--- What is asked ---
Return the data exactly, with all pictures removed.

--- Given information ---
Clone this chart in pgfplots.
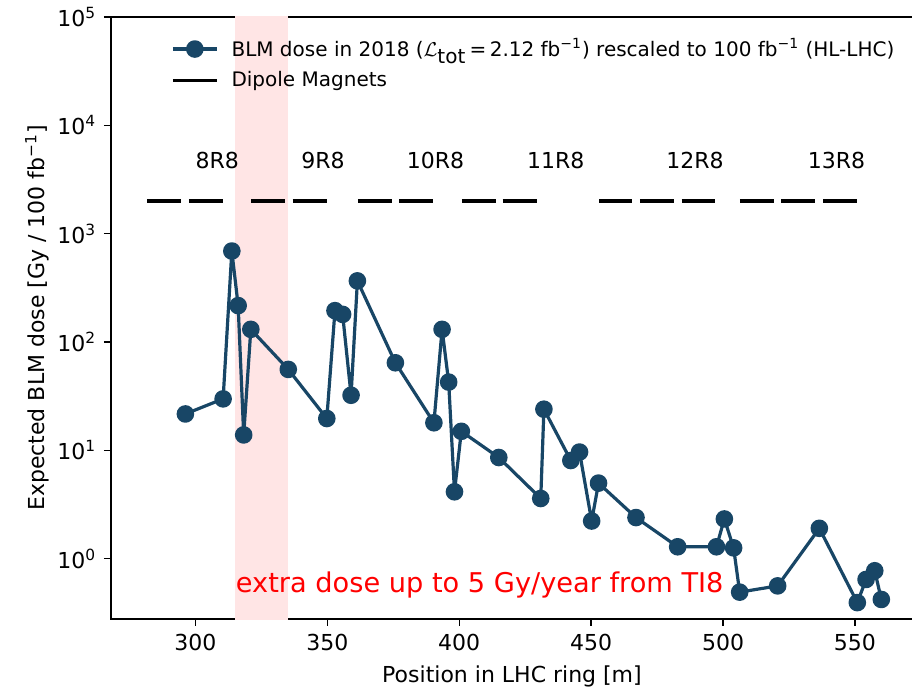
\documentclass[border=0pt]{standalone}
\usepackage{pgfplots}
\pgfplotsset{compat=1.18}
\usepackage{fontspec}
\setmainfont{DejaVu Sans}
\definecolor{blm}{RGB}{24,70,102}
\definecolor{band}{RGB}{255,229,229}
\begin{document}
\fontsize{11pt}{13pt}\selectfont
\begin{tikzpicture}
\begin{axis}[
  scale only axis,
  width=401pt, height=301pt,
  xmin=268, xmax=572,
  ymode=log, log basis y=10,
  ymin=0.278, ymax=1e5,
  xtick={300,350,...,550},
  ytick={1,10,100,1000,10000,100000},
  tick pos=left,
  tick align=outside,
  major tick length=3.5pt,
  minor tick length=2pt,
  axis line style={line width=0.8pt},
  every tick/.style={black, line width=0.7pt},
  /pgf/number format/assume math mode=true,
  tick label style={font=\fontsize{11pt}{13pt}\selectfont},
  yticklabel={10\textsuperscript{\pgfmathparse{int(round(\tick))}\pgfmathresult}},
  xlabel={Position in LHC ring [m]},
  ylabel={Expected BLM dose [Gy / 100 fb\textsuperscript{−1}]},
  label style={font=\fontsize{11pt}{13pt}\selectfont},
  xlabel style={at={(axis description cs:0.5,-0.1063)}, anchor=base},
  ylabel style={at={(axis description cs:-0.0923,0.5)}, anchor=center},
  legend cell align=left,
  legend style={at={(axis description cs:0.067,0.978)}, anchor=north west,
    draw=none, fill=none, font=\fontsize{10pt}{12pt}\selectfont,
    row sep=2pt, column sep=4.5pt},
  legend image code/.code={\draw[mark repeat=2,mark phase=2,#1] plot coordinates {(0pt,0pt) (11pt,0pt) (22pt,0pt)};},
]
\addplot[fill=band, draw=none, forget plot] coordinates {(315,0.1) (335,0.1) (335,1e6) (315,1e6)} -- cycle;

\addplot[color=blm, line width=1.6pt, line join=round, mark=*, mark size=3.6pt, mark options={fill=blm, draw=blm}] coordinates {
(296.2,21.7) (310.5,29.9) (313.8,692) (316.2,217) (318.3,13.9) (321.0,131)
(335.2,55.9) (349.8,19.7) (352.9,195) (355.8,180) (359.0,32.3) (361.4,367)
(375.8,64.4) (390.4,18.0) (393.5,131) (396.0,42.7) (398.2,4.15) (400.8,15.0)
(415.0,8.6) (430.9,3.6) (432.1,24.0) (442.3,8.07) (445.6,9.66) (450.2,2.23)
(452.8,4.99) (467.0,2.40) (482.8,1.29) (497.5,1.29) (500.5,2.33) (504.0,1.26)
(506.3,0.492) (520.7,0.562) (536.5,1.91) (550.9,0.394) (554.2,0.644) (557.5,0.775)
(560.0,0.421)
};
\addlegendentry{BLM dose in 2018 ($\mathcal{L}_{\textrm{tot}}$\,=\,2.12 fb\textsuperscript{−1}) rescaled to 100 fb\textsuperscript{−1} (HL-LHC)}

\addplot[black, line width=1.7pt, unbounded coords=jump] coordinates {
(281.8,2000) (294.7,2000) (nan,nan)
(297.5,2000) (310.5,2000) (nan,nan)
(321.2,2000) (334.1,2000) (nan,nan)
(336.8,2000) (349.8,2000) (nan,nan)
(361.6,2000) (374.7,2000) (nan,nan)
(377.3,2000) (390.2,2000) (nan,nan)
(401.0,2000) (413.9,2000) (nan,nan)
(416.4,2000) (429.3,2000) (nan,nan)
(453.0,2000) (465.6,2000) (nan,nan)
(468.5,2000) (481.3,2000) (nan,nan)
(484.3,2000) (497.1,2000) (nan,nan)
(506.4,2000) (519.3,2000) (nan,nan)
(522.1,2000) (535.0,2000) (nan,nan)
(537.9,2000) (550.8,2000)
};
\addlegendentry{Dipole Magnets}

\node[font=\fontsize{11pt}{13pt}\selectfont] at (axis cs:308.3,4740) {8R8};
\node[font=\fontsize{11pt}{13pt}\selectfont] at (axis cs:348.4,4740) {9R8};
\node[font=\fontsize{11pt}{13pt}\selectfont] at (axis cs:391.0,4740) {10R8};
\node[font=\fontsize{11pt}{13pt}\selectfont] at (axis cs:436.6,4740) {11R8};
\node[font=\fontsize{11pt}{13pt}\selectfont] at (axis cs:489.4,4740) {12R8};
\node[font=\fontsize{11pt}{13pt}\selectfont] at (axis cs:543.0,4740) {13R8};
\node[anchor=base west, inner sep=0pt, text=red, font=\fontsize{13.6pt}{16pt}\selectfont] at (axis cs:315.2,0.484) {extra dose up to 5 Gy/year from TI8};
\end{axis}
\pgfresetboundingbox
\path (-55.5pt,-34pt) rectangle (400.5pt,309.5pt);
\end{tikzpicture}
\end{document}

--- Answer to the task ---
Clone this chart in pgfplots.
\documentclass[border=0pt]{standalone}
\usepackage{pgfplots}
\pgfplotsset{compat=1.18}
\usepackage{fontspec}
\setmainfont{DejaVu Sans}
\definecolor{blm}{RGB}{24,70,102}
\definecolor{band}{RGB}{255,229,229}
\begin{document}
\fontsize{11pt}{13pt}\selectfont
\begin{tikzpicture}
\begin{axis}[
  scale only axis,
  width=401pt, height=301pt,
  xmin=268, xmax=572,
  ymode=log, log basis y=10,
  ymin=0.278, ymax=1e5,
  xtick={300,350,...,550},
  ytick={1,10,100,1000,10000,100000},
  tick pos=left,
  tick align=outside,
  major tick length=3.5pt,
  minor tick length=2pt,
  axis line style={line width=0.8pt},
  every tick/.style={black, line width=0.7pt},
  /pgf/number format/assume math mode=true,
  tick label style={font=\fontsize{11pt}{13pt}\selectfont},
  yticklabel={10\textsuperscript{\pgfmathparse{int(round(\tick))}\pgfmathresult}},
  xlabel={Position in LHC ring [m]},
  ylabel={Expected BLM dose [Gy / 100 fb\textsuperscript{−1}]},
  label style={font=\fontsize{11pt}{13pt}\selectfont},
  xlabel style={at={(axis description cs:0.5,-0.1063)}, anchor=base},
  ylabel style={at={(axis description cs:-0.0923,0.5)}, anchor=center},
  legend cell align=left,
  legend style={at={(axis description cs:0.067,0.978)}, anchor=north west,
    draw=none, fill=none, font=\fontsize{10pt}{12pt}\selectfont,
    row sep=2pt, column sep=4.5pt},
  legend image code/.code={\draw[mark repeat=2,mark phase=2,#1] plot coordinates {(0pt,0pt) (11pt,0pt) (22pt,0pt)};},
]
\addplot[fill=band, draw=none, forget plot] coordinates {(315,0.1) (335,0.1) (335,1e6) (315,1e6)} -- cycle;

\addplot[color=blm, line width=1.6pt, line join=round, mark=*, mark size=3.6pt, mark options={fill=blm, draw=blm}] coordinates {
(296.2,21.7) (310.5,29.9) (313.8,692) (316.2,217) (318.3,13.9) (321.0,131)
(335.2,55.9) (349.8,19.7) (352.9,195) (355.8,180) (359.0,32.3) (361.4,367)
(375.8,64.4) (390.4,18.0) (393.5,131) (396.0,42.7) (398.2,4.15) (400.8,15.0)
(415.0,8.6) (430.9,3.6) (432.1,24.0) (442.3,8.07) (445.6,9.66) (450.2,2.23)
(452.8,4.99) (467.0,2.40) (482.8,1.29) (497.5,1.29) (500.5,2.33) (504.0,1.26)
(506.3,0.492) (520.7,0.562) (536.5,1.91) (550.9,0.394) (554.2,0.644) (557.5,0.775)
(560.0,0.421)
};
\addlegendentry{BLM dose in 2018 ($\mathcal{L}_{\textrm{tot}}$\,=\,2.12 fb\textsuperscript{−1}) rescaled to 100 fb\textsuperscript{−1} (HL-LHC)}

\addplot[black, line width=1.7pt, unbounded coords=jump] coordinates {
(281.8,2000) (294.7,2000) (nan,nan)
(297.5,2000) (310.5,2000) (nan,nan)
(321.2,2000) (334.1,2000) (nan,nan)
(336.8,2000) (349.8,2000) (nan,nan)
(361.6,2000) (374.7,2000) (nan,nan)
(377.3,2000) (390.2,2000) (nan,nan)
(401.0,2000) (413.9,2000) (nan,nan)
(416.4,2000) (429.3,2000) (nan,nan)
(453.0,2000) (465.6,2000) (nan,nan)
(468.5,2000) (481.3,2000) (nan,nan)
(484.3,2000) (497.1,2000) (nan,nan)
(506.4,2000) (519.3,2000) (nan,nan)
(522.1,2000) (535.0,2000) (nan,nan)
(537.9,2000) (550.8,2000)
};
\addlegendentry{Dipole Magnets}

\node[font=\fontsize{11pt}{13pt}\selectfont] at (axis cs:308.3,4740) {8R8};
\node[font=\fontsize{11pt}{13pt}\selectfont] at (axis cs:348.4,4740) {9R8};
\node[font=\fontsize{11pt}{13pt}\selectfont] at (axis cs:391.0,4740) {10R8};
\node[font=\fontsize{11pt}{13pt}\selectfont] at (axis cs:436.6,4740) {11R8};
\node[font=\fontsize{11pt}{13pt}\selectfont] at (axis cs:489.4,4740) {12R8};
\node[font=\fontsize{11pt}{13pt}\selectfont] at (axis cs:543.0,4740) {13R8};
\node[anchor=base west, inner sep=0pt, text=red, font=\fontsize{13.6pt}{16pt}\selectfont] at (axis cs:315.2,0.484) {extra dose up to 5 Gy/year from TI8};
\end{axis}
\pgfresetboundingbox
\path (-55.5pt,-34pt) rectangle (400.5pt,309.5pt);
\end{tikzpicture}
\end{document}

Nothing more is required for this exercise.